I did some shooting indoors with tungsten lighting and in candlelight. You would not expect the camera's AWB system to cope with such situations, but even using the incandescent preset did little to minimize any colour cast. Again, the custom white-balance feature was called into action - at least it is easy to use.
Canon EOS 7D - Buffer/write time:
Shooting Large JPEG format only I got 164 shots in 23 seconds before the camera showed any sign of slowing down from its top speed, and then the buffer cleared in 12 seconds. Shooting Raw, the 7D whizzed through 24 shots in four seconds before slowing down and the buffer took around 24 seconds to clear without any further shots taken.
The EOS 7D is surely quick enough and has a sufficiently large buffer for the huge majority of users. Pro sports shooters will probably the only photographers needing any more.
Canon EOS 7D - Battery life:
Excellent. From one full charge, the battery lasted for two days of picture taking, reviewing etc and the battery state icon still had three of its four bars showing. I probably did in excess of 400 shots plus lots of playing around with features, checking images and so on.

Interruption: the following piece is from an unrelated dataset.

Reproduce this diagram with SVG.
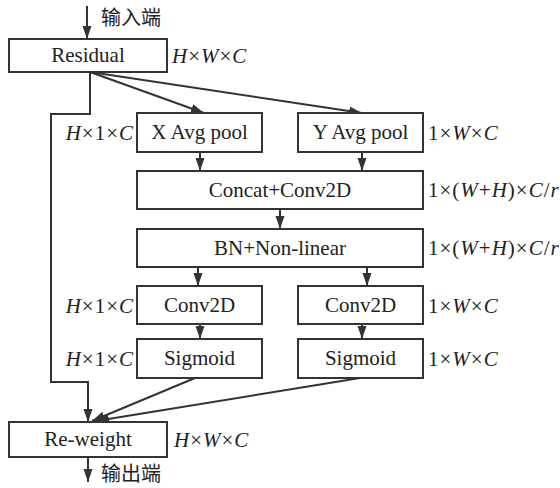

It is a expensive DSLR so you would be perfectly entitled to expect a great deal for your money. The good news, in the most part, is that you get it. This is a classy feature-rich DSLR that has a reassuringly robust body so should easily withstand even severe knocks and bumps. Overall, performance is of a very high order and the pictures I got in my short time with the camera I was perfectly happy with, so it is undoubtedly worthy of recommendation.